Atlas allows for dynamic creation of classifications, which are tags associated with entities. Classifications can include attributes and entities can be associated with multiple classifications, enabling easier discovery and enforcing security and compliance. Classifications are also propagated via lineage, automatically ensuring classifications remain intact as data go through various processing.
Atlas provides an intuitive UI to view lineage as it moves through various processes. Rest APIs can be used to access and update lineage. Atlas tracks lineage of datasets. When a dataset derives from another dataset, the event can be registered and Atlas will capture the lineage relationship. Atlas can be used effectively as a search tool. An intuitive UI can be used to search entities by type, classification, attribute value or free text. Rest APIs can also be used to search for more complex criteria.
How to use Apache Atlas
Apache Atlas can be set up locally on a desktop/pc and can be used to store file and table metadata. Note that Apache Atlas does not actually store file or table data but merely stores data about the file or table i.e. Metadata. You would still need to store your file or table in some place be it hdfs or cloud storage.
Apache Atlas allows you to:
- Create files, tables or schemas
- Classify files, tables or schemas for purposes of grouping data together
- Linking schemas to files or tables to provide better information on the underlying file or table structure
- Create lineage (flow) between files/tables and processes to see visually how the file/table changed over time and what the expected file/table should look like.
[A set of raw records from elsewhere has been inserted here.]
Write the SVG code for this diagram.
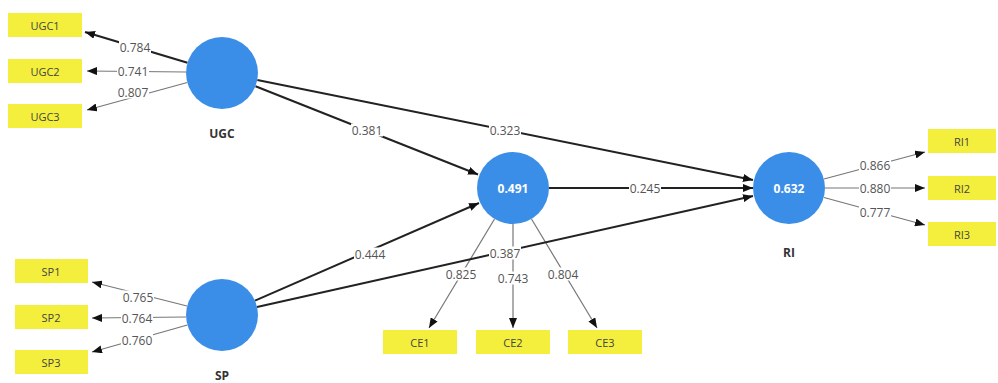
<svg xmlns="http://www.w3.org/2000/svg" width="998" height="383" viewBox="0 0 998 383">
<defs>
<marker id="ah" viewBox="0 0 10 8" refX="10" refY="4" markerWidth="10" markerHeight="8" markerUnits="userSpaceOnUse" orient="auto">
<path d="M0,0 L10,4 L0,8 Z" fill="#111"/>
</marker>
</defs>
<style>
.ind{fill:#f4ef3c}
.it{font-family:"Open Sans","Noto Sans",sans-serif;font-size:11px;fill:#444;text-anchor:middle;dominant-baseline:central}
.lv{fill:#3b8ee8}
.lvt{font-family:"Open Sans","Noto Sans",sans-serif;font-size:12px;font-weight:bold;fill:#fff;text-anchor:middle;dominant-baseline:central}
.nm{font-family:"Open Sans","Noto Sans",sans-serif;font-size:12px;font-weight:bold;fill:#333;text-anchor:middle;dominant-baseline:central}
.m{stroke:#777;stroke-width:1.2;fill:none;marker-end:url(#ah)}
.s{stroke:#222;stroke-width:2;fill:none;marker-end:url(#ah)}
.lb{fill:#fff}
.lt{font-family:"Open Sans","Noto Sans",sans-serif;font-size:12px;fill:#555;text-anchor:middle;dominant-baseline:central}
</style>
<g id="connectors">
<line class="m" x1="187.5" y1="62.7" x2="85" y2="32" style="stroke:#222;stroke-width:2.2"/>
<line class="m" x1="186" y1="72" x2="87" y2="71"/>
<line class="m" x1="187.3" y1="82.5" x2="87" y2="110"/>
<line class="m" x1="187" y1="306" x2="92" y2="282"/>
<line class="m" x1="186" y1="317" x2="92" y2="318"/>
<line class="m" x1="187.4" y1="325" x2="92" y2="352"/>
<line class="m" x1="494.5" y1="219" x2="429" y2="328"/>
<line class="m" x1="513" y1="224" x2="513" y2="328"/>
<line class="m" x1="531.5" y1="219" x2="597" y2="328"/>
<line class="m" x1="824" y1="179" x2="925" y2="152"/>
<line class="m" x1="825" y1="188" x2="925" y2="188"/>
<line class="m" x1="824" y1="197.5" x2="925" y2="225"/>
<line class="s" x1="255.5" y1="86.2" x2="478" y2="174.5"/>
<line class="s" x1="257.3" y1="80" x2="753" y2="180"/>
<line class="s" x1="549" y1="188" x2="753" y2="188"/>
<line class="s" x1="255" y1="300.6" x2="479" y2="203"/>
<line class="s" x1="257" y1="307" x2="753" y2="196"/>
<g id="labels">
<rect class="lb" x="119" y="41" width="32" height="13"/><text class="lt" x="135" y="47.5">0.784</text>
<rect class="lb" x="117" y="64.5" width="32" height="13"/><text class="lt" x="133" y="71">0.741</text>
<rect class="lb" x="117" y="85.5" width="32" height="13"/><text class="lt" x="133" y="92">0.807</text>
<rect class="lb" x="122" y="290.5" width="32" height="13"/><text class="lt" x="138" y="297">0.765</text>
<rect class="lb" x="121" y="311.5" width="32" height="13"/><text class="lt" x="137" y="318">0.764</text>
<rect class="lb" x="121" y="333.5" width="32" height="13"/><text class="lt" x="137" y="340">0.760</text>
<rect class="lb" x="351" y="123.5" width="32" height="13"/><text class="lt" x="367" y="130">0.381</text>
<rect class="lb" x="489" y="123.5" width="32" height="13"/><text class="lt" x="505" y="130">0.323</text>
<rect class="lb" x="629" y="181.5" width="32" height="13"/><text class="lt" x="645" y="188">0.245</text>
<rect class="lb" x="354" y="247.5" width="32" height="13"/><text class="lt" x="370" y="254">0.444</text>
<rect class="lb" x="489" y="246.5" width="32" height="13"/><text class="lt" x="505" y="253">0.387</text>
<rect class="lb" x="445" y="267.5" width="32" height="13"/><text class="lt" x="461" y="274">0.825</text>
<rect class="lb" x="497" y="271.5" width="32" height="13"/><text class="lt" x="513" y="278">0.743</text>
<rect class="lb" x="547" y="267.5" width="32" height="13"/><text class="lt" x="563" y="274">0.804</text>
<rect class="lb" x="859" y="158.5" width="32" height="13"/><text class="lt" x="875" y="165">0.866</text>
<rect class="lb" x="859" y="182" width="32" height="13"/><text class="lt" x="875" y="188.5">0.880</text>
<rect class="lb" x="859" y="205.5" width="32" height="13"/><text class="lt" x="875" y="212">0.777</text>
</g>
</g>
<g id="UGC1"><rect class="ind" x="8" y="13" width="74" height="24"/><text class="it" x="45" y="25">UGC1</text></g>
<g id="UGC2"><rect class="ind" x="8" y="59" width="74" height="24"/><text class="it" x="45" y="71">UGC2</text></g>
<g id="UGC3"><rect class="ind" x="8" y="104" width="74" height="24"/><text class="it" x="45" y="116">UGC3</text></g>
<g id="SP1"><rect class="ind" x="15" y="259" width="73" height="24"/><text class="it" x="51" y="271">SP1</text></g>
<g id="SP2"><rect class="ind" x="15" y="305" width="73" height="24"/><text class="it" x="51" y="317">SP2</text></g>
<g id="SP3"><rect class="ind" x="15" y="350" width="73" height="24"/><text class="it" x="51" y="362">SP3</text></g>
<g id="CE1"><rect class="ind" x="383" y="330" width="74" height="24"/><text class="it" x="420" y="342">CE1</text></g>
<g id="CE2"><rect class="ind" x="476" y="330" width="74" height="24"/><text class="it" x="513" y="342">CE2</text></g>
<g id="CE3"><rect class="ind" x="568" y="330" width="74" height="24"/><text class="it" x="605" y="342">CE3</text></g>
<g id="RI1"><rect class="ind" x="928" y="129" width="68" height="24"/><text class="it" x="962" y="141">RI1</text></g>
<g id="RI2"><rect class="ind" x="928" y="176" width="68" height="24"/><text class="it" x="962" y="188">RI2</text></g>
<g id="RI3"><rect class="ind" x="928" y="222" width="68" height="24"/><text class="it" x="962" y="234">RI3</text></g>
<g id="UGC"><circle class="lv" cx="222" cy="73" r="36"/><text class="nm" x="222" y="133">UGC</text></g>
<g id="SP"><circle class="lv" cx="222" cy="315" r="36"/><text class="nm" x="222" y="375">SP</text></g>
<g id="CE"><circle class="lv" cx="513" cy="188" r="36"/><text class="lvt" x="513" y="188">0.491</text></g>
<g id="RI"><circle class="lv" cx="789" cy="188" r="36"/><text class="lvt" x="789" y="188">0.632</text><text class="nm" x="789" y="252">RI</text></g>
</svg>
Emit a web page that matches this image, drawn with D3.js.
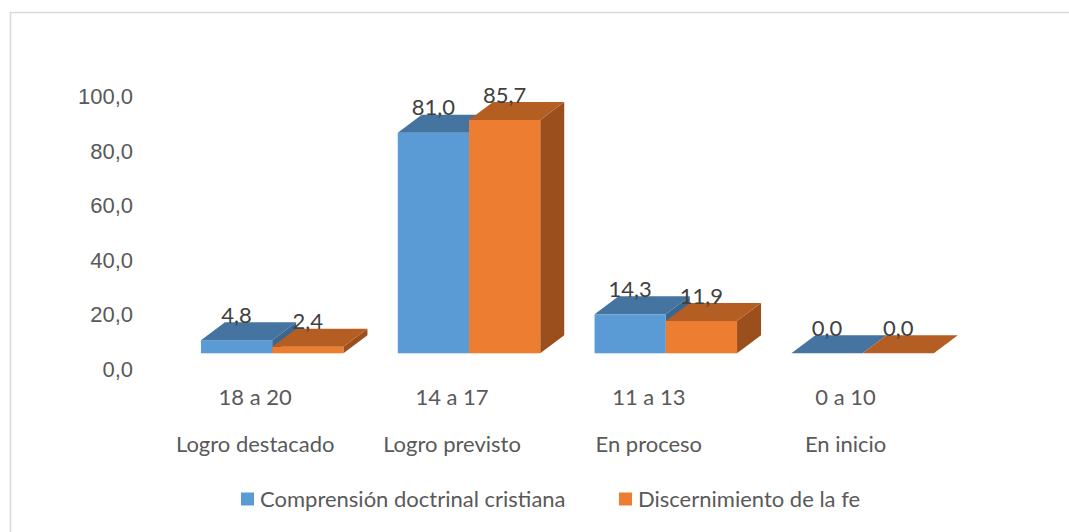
<!DOCTYPE html>
<html>
<head>
<meta charset="utf-8">
<script src="https://cdn.jsdelivr.net/npm/d3@7"></script>
<style>
  body { margin: 0; background: #fff; }
  svg { display: block; font-family: Lato, "Open Sans", sans-serif; }
</style>
</head>
<body>
<div id="chart"></div>
<script>
const width = 1069;
const height = 532;
const fontSize = 22;

// data
const ranges = ["18 a 20", "14 a 17", "11 a 13", "0 a 10"];
const levels = ["Logro destacado", "Logro previsto", "En proceso", "En inicio"];
const seriesNames = ["Comprensión doctrinal cristiana", "Discernimiento de la fe"];
const comprension = [4.8, 81.0, 14.3, 0.0];
const discernimiento = [2.4, 85.7, 11.9, 0.0];
const yTicks = [0, 20, 40, 60, 80, 100];

const seriesValues = [comprension, discernimiento];
const colors = [
  {front: "#5B9BD5", top: "#44749F", side: "#3B6690"},
  {front: "#ED7D31", top: "#B55E23", side: "#9A4F1C"}
];

// depth offset of the fake 3d boxes
const depth = {dx: 24, dy: -18};

const svg = d3.select("#chart").append("svg")
    .attr("width", width)
    .attr("height", height);

// chart area border (only left/top visible in the crop)
svg.append("rect")
    .attr("x", 10.5).attr("y", 12.5)
    .attr("width", 1200).attr("height", 700)
    .attr("fill", "none")
    .attr("stroke", "#D9D9D9")
    .attr("stroke-width", 1.5);

const x = d3.scaleBand()
    .domain(ranges)
    .range([173.8, 961])
    .paddingInner(0.276)
    .paddingOuter(0.138);

const xs = d3.scaleBand()
    .domain(seriesNames)
    .range([0, x.bandwidth()]);

const y = d3.scaleLinear()
    .domain([0, 100])
    .range([353.3, 81]);

// y tick labels (sit on the back wall, a bit lower than the front scale)
const yAxis = d3.axisLeft(y)
    .tickValues(yTicks)
    .tickSize(0)
    .tickPadding(0)
    .tickFormat(d => d3.format(".1f")(d).replace(".", ","));

const gy = svg.append("g")
    .attr("transform", "translate(133,15)")
    .call(yAxis);
gy.select(".domain").remove();
gy.selectAll("text")
    .attr("fill", "#595959")
    .attr("font-size", fontSize)
    .attr("dy", "0.35em");

// bars
const bars = [];
ranges.forEach((r, i) => {
  seriesNames.forEach((s, j) => {
    bars.push({cat: r, series: s, j: j, value: seriesValues[j][i]});
  });
});

const barG = svg.append("g");

bars.forEach(d => {
  const x0 = x(d.cat) + xs(d.series);
  const x1 = x0 + xs.bandwidth();
  const yt = y(d.value);
  const yb = y(0);
  const c = colors[d.j];
  const g = barG.append("g");
  if (d.value > 0) {
    // side face
    g.append("path")
      .attr("d", `M${x1},${yt} L${x1 + depth.dx},${yt + depth.dy} L${x1 + depth.dx},${yb + depth.dy} L${x1},${yb} Z`)
      .attr("fill", c.side);
    // front face
    g.append("rect")
      .attr("x", x0).attr("y", yt)
      .attr("width", x1 - x0).attr("height", yb - yt)
      .attr("fill", c.front);
  }
  // top face
  g.append("path")
    .attr("d", `M${x0},${yt} L${x0 + depth.dx},${yt + depth.dy} L${x1 + depth.dx},${yt + depth.dy} L${x1},${yt} Z`)
    .attr("fill", c.top);
});

// value labels
svg.append("g").selectAll("text")
  .data(bars)
  .join("text")
    .attr("x", d => x(d.cat) + xs(d.series) + xs.bandwidth() / 2)
    .attr("y", d => y(d.value) + depth.dy - 7)
    .attr("dy", "0.35em")
    .attr("text-anchor", "middle")
    .attr("fill", "#404040")
    .attr("font-size", fontSize)
    .text(d => d3.format(".1f")(d.value).replace(".", ","));

// category labels, two rows
const catG = svg.append("g")
    .attr("fill", "#595959")
    .attr("font-size", fontSize)
    .attr("text-anchor", "middle");

catG.selectAll(".range")
  .data(ranges)
  .join("text")
    .attr("class", "range")
    .attr("x", d => x(d) + x.bandwidth() / 2 - 17)
    .attr("y", 397)
    .attr("dy", "0.35em")
    .text(d => d);

catG.selectAll(".level")
  .data(levels)
  .join("text")
    .attr("class", "level")
    .attr("x", (d, i) => x(ranges[i]) + x.bandwidth() / 2 - 17)
    .attr("y", 444)
    .attr("dy", "0.35em")
    .text(d => d);

// legend
const legendX = [241, 619];
const legend = svg.append("g")
  .selectAll("g")
  .data(seriesNames)
  .join("g")
    .attr("transform", (d, i) => `translate(${legendX[i]},499)`);

legend.append("rect")
    .attr("x", 0).attr("y", -6.5)
    .attr("width", 13).attr("height", 13)
    .attr("fill", (d, i) => colors[i].front);

legend.append("text")
    .attr("x", 19)
    .attr("dy", "0.35em")
    .attr("fill", "#595959")
    .attr("font-size", fontSize)
    .text(d => d);
</script>
</body>
</html>
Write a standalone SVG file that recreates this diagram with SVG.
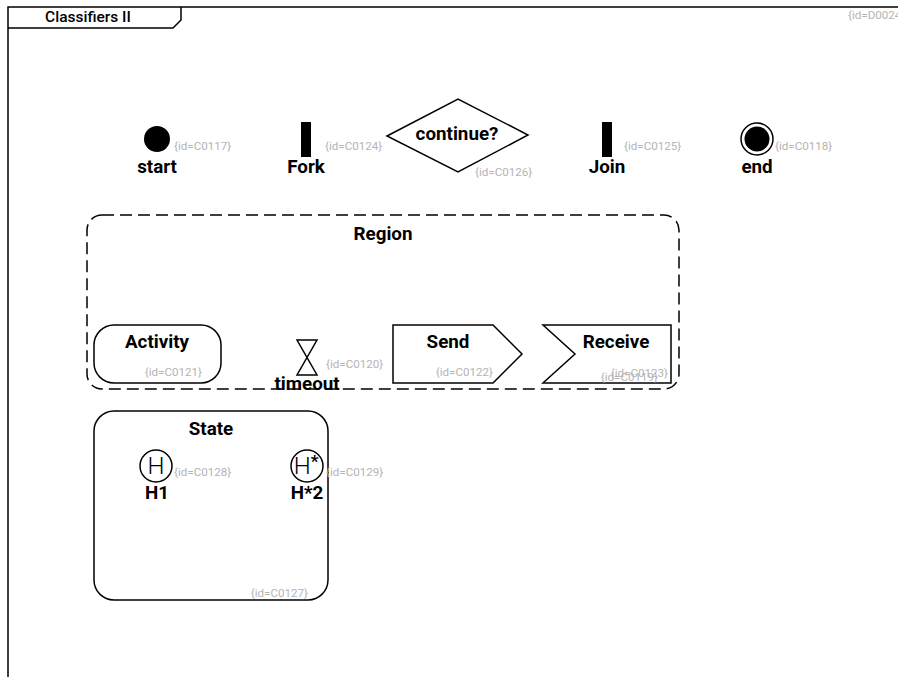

- Create relationships between files/tables and other files/tables.
Overall Apache Atlas helps with central organisation and tracking of data with a nice UI.
Once set up locally or on a cluster, apache atlas provides a very nice and somewhat intuitive UI that allows you to interact with metadata for purposes of tracking, monitoring or debugging. Apache atlas does allow for interaction using the UI but for more complex operations, one would have to make use of the RESTful API or Kafka messages to manipulate data in Atlas.
Once Apache Atlas is setup you can start by creating instances of files/tables and populating the metadata fields with various values that are relevant to your data.
In the above image, we see metadata about a file in the Atlas UI. Here we can search for other files, classifications, schemas or tables and create lineage between them.
To create lineage between files/tables and other files/tables. You would need to link the files or tables using their unique names or generated UUIDs. These values would need to be passed in using the API or Kafka messaging payloads and the generated result will show the initial data and how it was transformed over its lifecycle in a nice flow diagram.
Searching & Filtering
The UI can also allow for searching and filtering.
Apache Atlas by default only allows for soft deletes. If you would like to remove files/tables it will only mark the data as being DELETED but will not actually remove the data. This is a useful feature as history should always be maintained when working with big data.
Setting up Atlas on your machine and playing around.
- The best way to set up atlas locally is to make use of the docker image and steps as listed here : https://github.com/sburn/docker-apache-atlas. This lists a step by step guide on how to set up and run atlas on your local machine. (You do need to have docker setup and running on your machine)
- The main website for apache atlas : https://atlas.apache.org/#/
- The technical user guide is about as best as you would get for using atlas.https://atlas.apache.org/0.7.1-incubating/AtlasTechnicalUserGuide.pdf
This includes some json payloads for posting and playing around with atlas.